## [Job]
Give back exactly the lines from the beginning of the listing below to the line holding "from bokeh.resources import INLINE", both ends included; the pictures stay out.

┏━━

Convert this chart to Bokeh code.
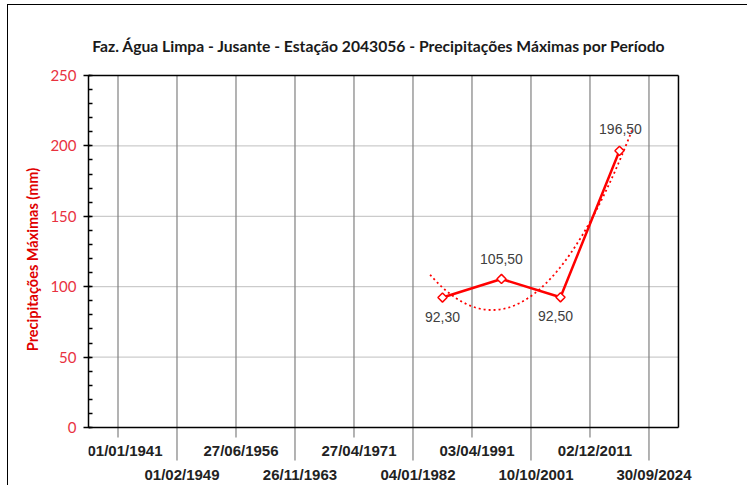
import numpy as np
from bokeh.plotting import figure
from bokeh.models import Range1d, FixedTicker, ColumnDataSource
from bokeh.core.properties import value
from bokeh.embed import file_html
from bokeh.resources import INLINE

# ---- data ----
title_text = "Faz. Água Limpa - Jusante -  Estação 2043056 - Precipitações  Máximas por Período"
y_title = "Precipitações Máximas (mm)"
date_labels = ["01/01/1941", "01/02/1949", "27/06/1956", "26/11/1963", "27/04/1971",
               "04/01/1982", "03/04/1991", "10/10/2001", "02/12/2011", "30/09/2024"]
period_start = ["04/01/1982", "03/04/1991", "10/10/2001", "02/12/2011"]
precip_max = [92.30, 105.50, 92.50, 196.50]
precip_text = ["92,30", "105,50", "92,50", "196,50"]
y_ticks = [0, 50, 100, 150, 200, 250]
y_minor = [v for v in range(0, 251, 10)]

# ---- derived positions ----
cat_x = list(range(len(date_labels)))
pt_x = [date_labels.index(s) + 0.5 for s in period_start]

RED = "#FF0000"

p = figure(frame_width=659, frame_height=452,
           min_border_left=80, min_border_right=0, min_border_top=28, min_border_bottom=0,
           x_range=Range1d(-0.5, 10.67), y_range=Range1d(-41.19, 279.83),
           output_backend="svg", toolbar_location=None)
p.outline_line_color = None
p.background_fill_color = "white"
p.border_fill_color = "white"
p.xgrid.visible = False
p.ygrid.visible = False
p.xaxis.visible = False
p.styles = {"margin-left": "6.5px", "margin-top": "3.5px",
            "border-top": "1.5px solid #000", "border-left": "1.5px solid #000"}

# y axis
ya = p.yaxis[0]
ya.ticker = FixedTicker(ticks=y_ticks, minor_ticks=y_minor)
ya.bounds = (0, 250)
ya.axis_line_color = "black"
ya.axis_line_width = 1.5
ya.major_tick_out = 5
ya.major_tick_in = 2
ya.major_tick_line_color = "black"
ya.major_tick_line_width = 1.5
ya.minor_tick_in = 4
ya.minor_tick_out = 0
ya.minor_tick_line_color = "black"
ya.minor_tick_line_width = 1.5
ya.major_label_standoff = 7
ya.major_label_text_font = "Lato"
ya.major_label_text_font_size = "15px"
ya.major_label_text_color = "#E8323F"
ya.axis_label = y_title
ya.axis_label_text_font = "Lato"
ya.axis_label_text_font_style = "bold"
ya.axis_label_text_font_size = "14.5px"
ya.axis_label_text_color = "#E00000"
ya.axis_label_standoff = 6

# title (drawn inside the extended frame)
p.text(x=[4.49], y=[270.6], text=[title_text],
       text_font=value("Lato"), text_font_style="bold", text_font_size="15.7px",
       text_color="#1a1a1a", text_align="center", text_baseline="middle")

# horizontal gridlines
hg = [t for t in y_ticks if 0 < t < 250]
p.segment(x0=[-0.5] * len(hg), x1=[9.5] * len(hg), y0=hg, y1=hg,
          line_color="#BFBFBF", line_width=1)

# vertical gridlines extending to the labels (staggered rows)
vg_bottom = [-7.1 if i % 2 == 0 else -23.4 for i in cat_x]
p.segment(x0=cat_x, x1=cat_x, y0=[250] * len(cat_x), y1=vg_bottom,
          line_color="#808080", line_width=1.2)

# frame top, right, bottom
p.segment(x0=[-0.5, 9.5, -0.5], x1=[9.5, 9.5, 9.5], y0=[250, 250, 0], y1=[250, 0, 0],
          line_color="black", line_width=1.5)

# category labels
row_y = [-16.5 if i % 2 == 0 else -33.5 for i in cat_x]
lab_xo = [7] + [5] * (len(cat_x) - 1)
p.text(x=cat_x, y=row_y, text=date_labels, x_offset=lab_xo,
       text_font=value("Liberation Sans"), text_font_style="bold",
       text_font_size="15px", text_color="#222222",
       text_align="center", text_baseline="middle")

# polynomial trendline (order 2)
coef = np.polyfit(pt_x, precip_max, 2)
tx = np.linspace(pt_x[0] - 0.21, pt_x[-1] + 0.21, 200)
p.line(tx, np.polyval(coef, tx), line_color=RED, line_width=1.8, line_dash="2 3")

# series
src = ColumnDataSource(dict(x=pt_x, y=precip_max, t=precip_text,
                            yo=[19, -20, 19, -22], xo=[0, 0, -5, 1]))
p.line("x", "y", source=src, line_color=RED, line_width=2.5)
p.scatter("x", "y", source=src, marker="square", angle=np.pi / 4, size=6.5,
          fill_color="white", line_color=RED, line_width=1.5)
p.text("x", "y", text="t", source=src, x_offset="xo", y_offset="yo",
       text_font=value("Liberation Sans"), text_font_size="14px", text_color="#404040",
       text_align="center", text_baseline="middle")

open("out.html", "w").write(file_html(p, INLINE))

┗━━

## [Result of the exercise]
Convert this chart to Bokeh code.
import numpy as np
from bokeh.plotting import figure
from bokeh.models import Range1d, FixedTicker, ColumnDataSource
from bokeh.core.properties import value
from bokeh.embed import file_html
from bokeh.resources import INLINE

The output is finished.